So to complement the brand-new eating plan that I’m now on (more about that later in the week), I have a new training plan too. Instead of two sessions a week of throwing balls, lying down and getting up, and crawling like a drunken bear, I have to do two sessions a week of HIIT. High Intensity Interval Training. Or as I prefer to think of it, Hell In Its Totality.
According to Wikipedia, High Intensity Interval Training is “an exercise strategy alternating periods of short intense anaerobic exercise with less-intense recovery periods”. Hahahaha! Love how they make it sound so innocent.
Perhaps this is true for elite athletes, or even for people who can touch their toes. But for someone who only just stopped breaking a sweat while putting on her gym socks, I can tell you that HIIT is an exercise strategy alternating periods of sweat and pain with periods of vomit and near-death. Wikipedia can kiss my ass.
Of course I didn’t know this at the time. Last Thursday I was blissfully ignorant and childlike in my naiveté. Oh how the exercise gods must have laughed.
Jump right into my nightmare with me why don’t you?
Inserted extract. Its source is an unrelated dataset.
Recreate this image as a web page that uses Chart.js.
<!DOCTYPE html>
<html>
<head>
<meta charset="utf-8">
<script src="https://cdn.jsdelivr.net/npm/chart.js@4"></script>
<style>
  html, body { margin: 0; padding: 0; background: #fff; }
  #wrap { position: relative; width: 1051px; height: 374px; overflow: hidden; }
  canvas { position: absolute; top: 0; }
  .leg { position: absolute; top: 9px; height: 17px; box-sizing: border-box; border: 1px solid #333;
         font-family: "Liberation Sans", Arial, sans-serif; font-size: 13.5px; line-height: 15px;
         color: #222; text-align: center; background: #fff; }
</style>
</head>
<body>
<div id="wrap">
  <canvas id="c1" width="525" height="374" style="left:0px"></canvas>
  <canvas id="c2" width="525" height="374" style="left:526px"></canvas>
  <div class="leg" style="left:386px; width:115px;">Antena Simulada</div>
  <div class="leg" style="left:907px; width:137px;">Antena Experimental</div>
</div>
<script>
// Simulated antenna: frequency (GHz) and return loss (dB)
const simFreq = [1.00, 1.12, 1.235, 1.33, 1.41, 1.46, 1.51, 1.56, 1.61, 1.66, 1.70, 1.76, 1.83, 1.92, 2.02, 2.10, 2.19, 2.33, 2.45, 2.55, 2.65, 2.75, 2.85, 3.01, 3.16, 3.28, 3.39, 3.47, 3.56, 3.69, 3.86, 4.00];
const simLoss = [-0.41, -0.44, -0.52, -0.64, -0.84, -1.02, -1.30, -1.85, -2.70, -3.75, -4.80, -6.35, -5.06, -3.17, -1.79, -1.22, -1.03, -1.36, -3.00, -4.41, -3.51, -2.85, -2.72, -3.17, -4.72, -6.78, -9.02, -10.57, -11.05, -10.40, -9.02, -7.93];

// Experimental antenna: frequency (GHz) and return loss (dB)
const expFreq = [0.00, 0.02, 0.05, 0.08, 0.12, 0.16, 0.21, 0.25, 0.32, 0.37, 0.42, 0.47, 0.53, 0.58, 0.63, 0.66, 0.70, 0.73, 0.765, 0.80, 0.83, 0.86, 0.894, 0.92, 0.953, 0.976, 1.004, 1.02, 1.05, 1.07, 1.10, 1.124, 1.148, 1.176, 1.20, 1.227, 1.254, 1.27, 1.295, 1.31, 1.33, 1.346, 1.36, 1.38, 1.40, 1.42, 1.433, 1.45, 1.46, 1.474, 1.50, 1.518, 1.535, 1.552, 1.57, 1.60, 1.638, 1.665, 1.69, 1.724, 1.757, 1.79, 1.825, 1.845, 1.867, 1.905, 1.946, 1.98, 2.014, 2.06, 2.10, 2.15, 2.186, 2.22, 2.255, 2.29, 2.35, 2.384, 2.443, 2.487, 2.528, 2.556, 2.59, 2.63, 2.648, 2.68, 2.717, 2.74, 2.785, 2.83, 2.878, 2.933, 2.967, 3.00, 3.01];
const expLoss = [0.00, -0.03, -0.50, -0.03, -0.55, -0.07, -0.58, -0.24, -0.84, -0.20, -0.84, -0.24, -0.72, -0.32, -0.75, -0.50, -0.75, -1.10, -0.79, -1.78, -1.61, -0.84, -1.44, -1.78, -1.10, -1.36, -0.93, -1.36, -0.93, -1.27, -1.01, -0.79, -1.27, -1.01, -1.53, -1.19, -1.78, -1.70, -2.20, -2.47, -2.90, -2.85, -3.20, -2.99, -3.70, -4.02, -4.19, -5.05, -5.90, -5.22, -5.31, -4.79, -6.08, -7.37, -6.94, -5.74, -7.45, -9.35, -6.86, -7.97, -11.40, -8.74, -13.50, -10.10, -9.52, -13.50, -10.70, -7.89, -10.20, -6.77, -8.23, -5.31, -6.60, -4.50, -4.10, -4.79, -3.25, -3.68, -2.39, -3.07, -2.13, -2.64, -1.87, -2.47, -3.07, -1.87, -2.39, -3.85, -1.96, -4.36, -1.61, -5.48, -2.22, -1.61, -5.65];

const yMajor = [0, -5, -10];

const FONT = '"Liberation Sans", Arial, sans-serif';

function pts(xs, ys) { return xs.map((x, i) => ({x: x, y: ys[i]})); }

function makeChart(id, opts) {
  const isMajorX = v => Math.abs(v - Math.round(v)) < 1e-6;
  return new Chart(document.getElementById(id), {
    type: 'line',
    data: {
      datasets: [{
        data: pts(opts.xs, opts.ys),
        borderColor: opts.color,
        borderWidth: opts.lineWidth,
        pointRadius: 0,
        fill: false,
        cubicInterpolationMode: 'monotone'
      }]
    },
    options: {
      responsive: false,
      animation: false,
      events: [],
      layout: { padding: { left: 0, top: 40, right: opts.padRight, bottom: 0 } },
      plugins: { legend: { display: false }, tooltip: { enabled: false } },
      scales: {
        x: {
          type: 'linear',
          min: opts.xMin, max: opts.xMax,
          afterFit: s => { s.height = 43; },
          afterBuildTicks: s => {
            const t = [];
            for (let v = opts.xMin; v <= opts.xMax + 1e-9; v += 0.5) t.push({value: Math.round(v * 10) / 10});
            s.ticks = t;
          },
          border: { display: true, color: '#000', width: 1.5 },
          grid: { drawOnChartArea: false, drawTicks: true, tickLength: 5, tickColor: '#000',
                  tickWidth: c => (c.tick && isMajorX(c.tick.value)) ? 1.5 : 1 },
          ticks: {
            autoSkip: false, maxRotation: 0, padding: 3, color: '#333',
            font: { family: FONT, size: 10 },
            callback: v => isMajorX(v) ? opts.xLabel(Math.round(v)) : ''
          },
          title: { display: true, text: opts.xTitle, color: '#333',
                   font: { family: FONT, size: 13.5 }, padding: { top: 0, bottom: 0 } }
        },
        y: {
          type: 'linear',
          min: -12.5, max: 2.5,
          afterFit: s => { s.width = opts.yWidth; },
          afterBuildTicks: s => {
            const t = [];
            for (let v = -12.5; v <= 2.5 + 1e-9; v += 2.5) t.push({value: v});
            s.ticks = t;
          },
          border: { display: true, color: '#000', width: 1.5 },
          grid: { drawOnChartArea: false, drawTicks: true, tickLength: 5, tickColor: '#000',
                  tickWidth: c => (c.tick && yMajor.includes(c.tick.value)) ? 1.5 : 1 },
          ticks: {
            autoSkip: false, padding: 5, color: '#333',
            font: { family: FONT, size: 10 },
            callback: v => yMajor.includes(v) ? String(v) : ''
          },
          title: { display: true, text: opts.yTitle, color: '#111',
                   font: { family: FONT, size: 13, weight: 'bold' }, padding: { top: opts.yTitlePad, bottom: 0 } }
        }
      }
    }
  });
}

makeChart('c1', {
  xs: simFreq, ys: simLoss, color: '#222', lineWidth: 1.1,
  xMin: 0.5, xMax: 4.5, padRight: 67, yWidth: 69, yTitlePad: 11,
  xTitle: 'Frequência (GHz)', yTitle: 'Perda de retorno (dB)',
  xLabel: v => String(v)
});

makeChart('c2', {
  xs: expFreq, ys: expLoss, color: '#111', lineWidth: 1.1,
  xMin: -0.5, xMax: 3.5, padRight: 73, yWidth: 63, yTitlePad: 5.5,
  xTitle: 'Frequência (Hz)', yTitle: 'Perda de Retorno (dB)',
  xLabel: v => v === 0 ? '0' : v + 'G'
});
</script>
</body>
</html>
The water’s still warm.
Virgin Active Claremont, 6am. Inside Nicola’s head.
La la la la. A new workout routine, what fun! Now, what machine should I use for my HIIT? Oooh, I haven’t been on the spinning bike in a while – let’s use that. Fun!
Hmm, haven’t been on this in a while – completely forgotten how to set it up. Hope no-one’s staring at me wondering why I’m twiddling all the wrong knobs. Blind.
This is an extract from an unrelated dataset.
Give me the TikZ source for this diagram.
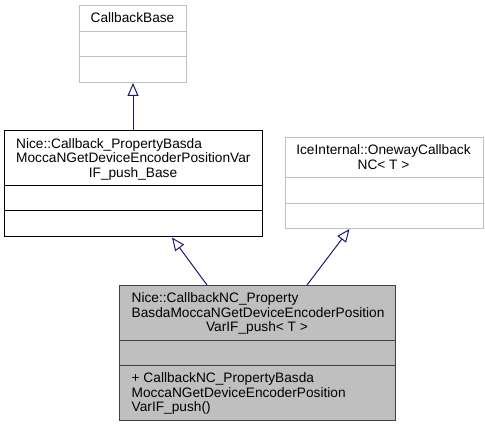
\documentclass[tikz,border=0pt]{standalone}
\usepackage{fontspec}
\setmainfont{Liberation Sans}
\usetikzlibrary{arrows.meta}
\definecolor{edgeblue}{HTML}{191970}
\definecolor{lightborder}{HTML}{BFBFBF}
\definecolor{classfill}{HTML}{BFBFBF}
\definecolor{darkborder}{HTML}{404040}
\begin{document}
\begin{tikzpicture}[x=1pt,y=-1pt,
  box/.style={rectangle,inner sep=0pt,line width=1pt,anchor=north west},
  extbox/.style={box,draw=lightborder,fill=white},
  mainbox/.style={box,draw=black,fill=white},
  curbox/.style={box,draw=darkborder,fill=classfill},
  txt/.style={inner sep=0pt,font=\fontsize{13.7}{14.5}\selectfont},
  inherit/.style={draw=edgeblue,line width=1pt,-{Triangle[open,length=13pt,width=11pt]}}]
\useasboundingbox (0,0) rectangle (485,427);

% CallbackBase
\node[extbox,minimum width=107pt,minimum height=77pt] (cb) at (79,5) {};
\draw[lightborder,line width=1pt] (79,32) -- (186,32) (79,57) -- (186,57);
\node[txt,anchor=base] (cbt) at (132.5,23) {CallbackBase};

% Nice::Callback_..._Base
\node[mainbox,minimum width=258pt,minimum height=106.5pt] (nb) at (4,130) {};
\draw[black,line width=1pt] (4,186) -- (262,186) (4,211) -- (262,211);
\node[txt,anchor=base west] (nbt1) at (16,148.5) {Nice::Callback\_PropertyBasda};
\node[txt,anchor=base west] (nbt2) at (16,163) {MoccaNGetDeviceEncoderPositionVar};
\node[txt,anchor=base] (nbt3) at (133,177.5) {IF\_push\_Base};

% IceInternal::OnewayCallbackNC
\node[extbox,minimum width=198pt,minimum height=91pt] (ic) at (284.5,137) {};
\draw[lightborder,line width=1pt] (284.5,178) -- (482.5,178) (284.5,204) -- (482.5,204);
\node[txt,anchor=base] (ict1) at (383.5,155) {IceInternal::OnewayCallback};
\node[txt,anchor=base] (ict2) at (383.5,169.5) {NC< T >};

% Nice::CallbackNC_...<T>
\node[curbox,minimum width=276pt,minimum height=135pt] (nc) at (119,285) {};
\draw[darkborder,line width=1pt] (119,341) -- (395,341) (119,366) -- (395,366);
\node[txt,anchor=base west] (nct1) at (131.5,302.8) {Nice::CallbackNC\_Property};
\node[txt,anchor=base west] (nct2) at (131.5,317.3) {BasdaMoccaNGetDeviceEncoderPosition};
\node[txt,anchor=base] (nct3) at (257,331.8) {VarIF\_push< T >};
\node[txt,anchor=base west] (ncm1) at (131.5,382.8) {+ CallbackNC\_PropertyBasda};
\node[txt,anchor=base west] (ncm2) at (131.5,397.3) {MoccaNGetDeviceEncoderPosition};
\node[txt,anchor=base west] (ncm3) at (131.5,411.8) {VarIF\_push()};

% connector end points on the boxes
\path (nb.north west) ++(129,0) coordinate (nbtop);
\path (cb.south west) ++(54,0) coordinate (cbbot);
\path (nc.north west) ++(88,0) coordinate (ncl);
\path (nb.south west) ++(168,0) coordinate (nbbot);
\path (nc.north west) ++(188,0) coordinate (ncr);
\path (ic.south west) ++(65,0) coordinate (icbot);

\draw[inherit] (nbtop) -- (cbbot);
\draw[inherit] (ncl) -- (nbbot);
\draw[inherit] (ncr) -- (icbot);
\end{tikzpicture}
\end{document}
At last! Managed to do that without embarrassing myself too much. Let’s do this!
This seat is a bit small… I’m sure I’ll get used to it though.
Okaaay – 5 minute warm-up, no problem.
It must have been 5 minutes already, come on. No, only 2 minutes? Strange…
Shit. Bike seat is too low. My knees are not happy. Oh well I’ve started now, will just have to grin and bear it.
Finally, warm-up done! I wonder if I’m supposed to be sweating this much. Okay, onto the first interval. 2 mins 30 seconds of cycling at 50% of my max. I have no idea what 50% of my max is, but let’s pick up the pace a bit.
Okay not that much. Let’s take it down a bit there Armstrong.
La la la la. I can do this, I don’t know what everyone complains about.
First sprint coming up, 30 seconds at 100%. Easy peasy. And gooooo!
I must have done 30 seconds already surely? 12 seconds WHAT THE FU–?
And I have to do FOUR MORE of those? There is no way, there is absolutely no way. Whoever thought of this must be sick in the head.
Interval number 2 here we go. No no no, there is no way 2 minutes and 30 seconds is up already. I only just got finished with my last spri—-aaaaaaaaaaaarrrrrrrrrgggggggggggggg!!!!
Interval number 3. Am I supposed to be seeing spots?
Interval number 4. I wonder, if you vomit next to the bike, do they throw you out of the gym?
Interval number 5. <No data. Subject blacked out.>
Cool down. Can’t sit down anymore. Ass too sore from bike seat. Also too tired to speak in full sentences. Or breathe.
5 minutes of cool down over. Time to disengage from the bike seat. And go die.
Apparently doing HIIT regularly gives you a whole mess of benefits. You burn more fat and calories after an HIIT session than you would after an ordinary cardio session, your heart gets healthier, your metabolism gets faster and you lose weight without losing muscle. Blah blah blah. All I know is that after one session I was ready to sell my first-born so I would never have to do a second session. Oh, and the fun part is, it never gets easier either. If it does get easier, you have to go faster. So I guess nausea and I are destined to become best buds. Whoop de doo.
So I can’t get out of doing HIIT, and I can’t look forward to one day getting used to it. But I can look forward to the benefits, like losing weight, getting fitter and healthier, and getting into a smaller pair of jeans. So that’s what I’m going to have to focus on instead of how much I want to die while doing it.
I’ll have plenty of time to put this to the test when I do my second session tomorrow morning. If you want to join me, you’re very welcome. Claremont Virgin Active, 6am. I’ll be the one dry-heaving on the bike in the corner.